- Objective -
Retype the data exactly, from its first line to the line containing "(0,0) rectangle (1102,683);", including both, and skip any picture.

- Provided material -
>>>
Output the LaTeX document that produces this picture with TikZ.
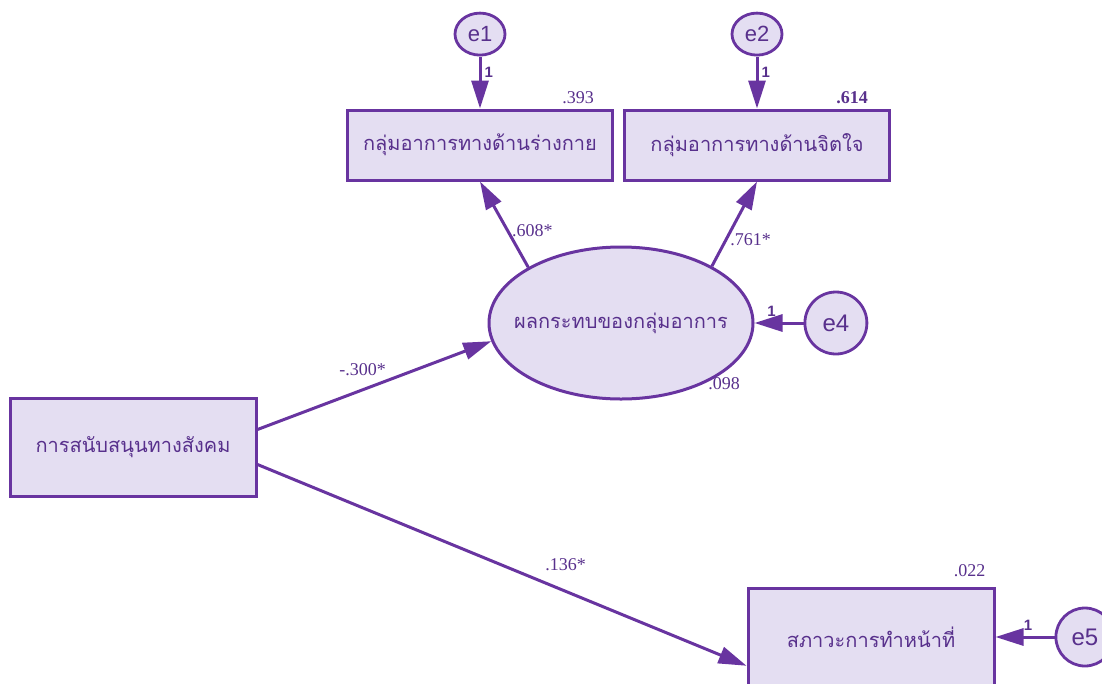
\documentclass[tikz,border=0pt]{standalone}
\usepackage{fontspec}
\setmainfont{Liberation Serif}
\newfontfamily\thaifont[Script=Thai]{Loma}
\newfontfamily\lblfont{Liberation Sans}
\usetikzlibrary{positioning}
\usetikzlibrary{arrows.meta}
\usetikzlibrary{shapes.geometric}

\definecolor{amosline}{RGB}{104,52,160}
\definecolor{amosfill}{RGB}{228,222,242}
\definecolor{amostext}{RGB}{88,48,140}

\tikzset{
  obsvar/.style={draw=amosline, line width=3pt, fill=amosfill, text=amostext,
    minimum width=265pt, minimum height=70pt, inner sep=0pt,
    font=\thaifont\fontsize{20}{24}\selectfont},
  latvar/.style={obsvar, ellipse, minimum width=264pt, minimum height=152pt},
  errvar/.style={ellipse, draw=amosline, line width=2.8pt, fill=amosfill, text=amostext,
    minimum width=50pt, minimum height=42pt, inner sep=0pt,
    font=\lblfont\fontsize{22}{24}\selectfont},
  regline/.style={draw=amosline, line width=3pt, -{Triangle[length=28pt,width=17pt]}},
  coef/.style={text=amostext, inner sep=1pt, font=\fontsize{18}{21}\selectfont},
  fixone/.style={text=amostext, inner sep=1pt, font=\lblfont\bfseries\fontsize{15}{17}\selectfont}
}

\begin{document}
\begin{tikzpicture}[x=1pt, y=-1pt]
\useasboundingbox (0,0) rectangle (1102,683);

\node[obsvar] (phys) at (480,145) {กลุ่มอาการทางด้านร่างกาย};
\node[obsvar] (psych) at (757,145) {กลุ่มอาการทางด้านจิตใจ};
\node[latvar] (impact) at (621,323) {\makebox[0pt]{ผลกระทบของกลุ่มอาการ}};
\node[obsvar, minimum width=246pt, minimum height=98pt] (social) at (133,447) {การสนับสนุนทางสังคม};
\node[obsvar, minimum width=246pt, minimum height=98pt] (func) at (871,637) {สภาวะการทำหน้าที่};

\node[errvar, above=52pt of phys] (e1) {e1};
\node[errvar, above=52pt of psych] (e2) {e2};
\node[errvar, minimum size=62pt, font=\lblfont\fontsize{24}{26}\selectfont, right=49pt of impact] (e4) {e4};
\node[errvar, minimum size=58pt, font=\lblfont\fontsize{24}{26}\selectfont, right=59pt of func] (e5) {e5};

\node[coef, above left=4pt and 19pt of phys.north east] (r2phys) {.393};
\node[coef, font=\bfseries\fontsize{18}{21}\selectfont, above left=4pt and 22pt of psych.north east] (r2psych) {.614};
\node[coef] (r2impact) at (724,384) {.098};
\node[coef, above left=9pt and 9pt of func.north east] (r2func) {.022};

\draw[regline] (e1) -- node[fixone, right=2pt, pos=0.3] {1} (phys);
\draw[regline] (e2) -- node[fixone, right=2pt, pos=0.3] {1} (psych);
\draw[regline] (impact.149) -- node[coef, right=2pt, pos=0.43] {.608*} (phys.south);
\draw[regline] (impact.32) -- node[coef, right=2pt, pos=0.31] {.761*} (psych.south);
\draw[regline] (e4) -- node[fixone, above=4pt, pos=0.65] {1} (impact);
\draw[regline] (social.8) -- node[coef, above=12pt, pos=0.45] {-.300*} (impact.188);
\draw[regline] (social.-8) -- node[coef, above=18pt, pos=0.63] {.136*} (func.193);
\draw[regline] (e5) -- node[fixone, above=4pt, pos=0.45] {1} (func);
\end{tikzpicture}
\end{document}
<<<
- The completed task -
Output the LaTeX document that produces this picture with TikZ.
\documentclass[tikz,border=0pt]{standalone}
\usepackage{fontspec}
\setmainfont{Liberation Serif}
\newfontfamily\thaifont[Script=Thai]{Loma}
\newfontfamily\lblfont{Liberation Sans}
\usetikzlibrary{positioning}
\usetikzlibrary{arrows.meta}
\usetikzlibrary{shapes.geometric}

\definecolor{amosline}{RGB}{104,52,160}
\definecolor{amosfill}{RGB}{228,222,242}
\definecolor{amostext}{RGB}{88,48,140}

\tikzset{
  obsvar/.style={draw=amosline, line width=3pt, fill=amosfill, text=amostext,
    minimum width=265pt, minimum height=70pt, inner sep=0pt,
    font=\thaifont\fontsize{20}{24}\selectfont},
  latvar/.style={obsvar, ellipse, minimum width=264pt, minimum height=152pt},
  errvar/.style={ellipse, draw=amosline, line width=2.8pt, fill=amosfill, text=amostext,
    minimum width=50pt, minimum height=42pt, inner sep=0pt,
    font=\lblfont\fontsize{22}{24}\selectfont},
  regline/.style={draw=amosline, line width=3pt, -{Triangle[length=28pt,width=17pt]}},
  coef/.style={text=amostext, inner sep=1pt, font=\fontsize{18}{21}\selectfont},
  fixone/.style={text=amostext, inner sep=1pt, font=\lblfont\bfseries\fontsize{15}{17}\selectfont}
}

\begin{document}
\begin{tikzpicture}[x=1pt, y=-1pt]
\useasboundingbox (0,0) rectangle (1102,683);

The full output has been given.